Rettet den Schießgraben

Angedacht war: Der Oberhacken, einschließlich des historischen Badhauses, sollten abgerissen werden, um "moderne" Hochbauten zu errichten. Ebenso die schwer marode Fischergasse, um sie zur Umgehungsstraße auszubauen. Ein weiterer Vorschlag sah den rechtsseitigen Abbruch des Kressenstein vor, um den Pkw-Verkehr über die Basteigasse zum Schießgraben zu leiten. Der schmale Pflasterweg sollte teilweise untertunnelt, begradigt, und verbreitert werden - nur so erhielte man Zuschüsse aus der Städtebauförderung des Bundes.

Zum Glück für das mittelalterliche Stadtbild formierte sich Widerstand in den eigenen Reihen, vor allem auch in der Öffentlichkeit. Angeführt wurde der Protest von der 1978 ins Leben gerufenen Bürgerinitiative "Rettet den Schießgraben", die auch von Künstlern wie Max Wild und Hans Lewerenz unterstützt wurde.


Ein Abrisskandidat

Wie rasch in der Euphorie der sechziger Jahre entstandene Bauten selbst zu Abrisskandidaten werden können, dafür gibt es kein besseres Beispiel als das KDM: Schon 20 Jahre später gerät das Einkaufsmekka von einst in eine Dauerkrise: Wechsel der Eigentümer, Insolvenzverfahren, Leerstände, galoppierender baulicher Verfall. Nachdem in den Jahren nach 2007 mehrfach Zwangsversteigerungstermine beim Amtsgericht Bayreuth platzen, droht der Abbruch.

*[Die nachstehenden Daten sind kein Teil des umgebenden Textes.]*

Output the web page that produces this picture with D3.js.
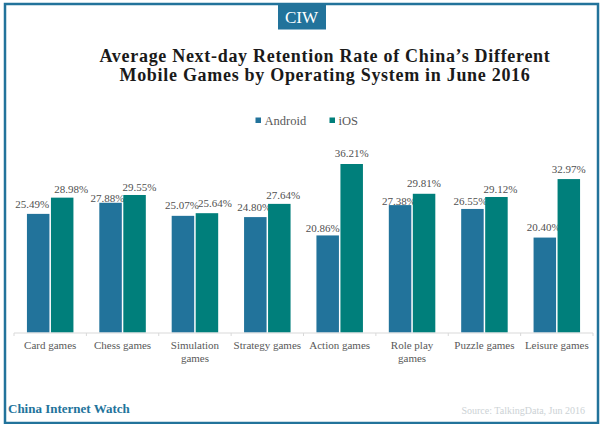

Doch für viele überraschend, findet sich 2011 ein neuer Investor. So ist das das Gebäude an der Ecke Schießgraben/Langgasse durchgreifend saniert und in ein Geschäftshaus mit Büros, Wohnungen und Verkaufsräumen umgebaut worden.


Noch eine Sünde

Nahezu zeitgleich mit dem KDM wird ein zweites Kaufhaus in der Innenstadt errichtet: der Billig-Sortimenter Woolworth. Seinetwegen wird der Saalbau Wittelsbach, ein Palais im Rokokostil und gesellschaftlicher Mittelpunkt Kulmbachs bis in die zwanziger Jahre, geopfert. Ein Bericht folgt.



INTERVIEW: Gravierende städtebauliche Fehlentwicklung

Im Interview mit einer 10. Klasse des MGF-Gymnasiums äußert sich Hauptkonservator Ulrich Kahle vom Landesamt für Denkmalpflege, Schloss Seehof bei Bamberg, zum KDM.

Herr Kahle, wie schätzen Sie die architektonische Qualität des früheren Kaufhauses der Mitte ein?
Ulrich Kahle: Recht gering! Das KDM ist eine auf mittelfristige Rendite angelegte Kommerzarchitektur ihrer Zeit. Und das KDM ist an dieser Stelle seit seiner Errichtung eine gravierende städtebauliche Fehlentwicklung! Ich hätte als verantwortlicher Denkmalpfleger oder Städtebauer dazu nie meine Hand gereicht.

Hätte das Landesamt - bei heutiger Rechtslage - sein Einverständnis für den Abbruch der Vorgängergebäude, des Hotels "Zur goldenen Krone" und der "Löwenschänke", gegeben?
Nein, vermutlich nicht. Das KDM ist ein spätes Kind des Wirtschaftswunders: Kaufhäuser entstanden in Groß- wie auch in Kleinstädten ohne Rücksicht auf städtebauliche Verluste, so auch in Kulmbach. Das KDM ist ein reiner Zweckbau mit vorgeblendeter zeitgenössischer Konsumtempel-Fassade. Das KDM war aus der Sicht der damaligen Sicht der Stadtväter "Fortschritt" und "Modernität". Die bescheidenen Häuschen an dieser Stelle, "muffige Altbauten" aus dem 18. und 19. Jahrhundert, waren schnell abgebrochen.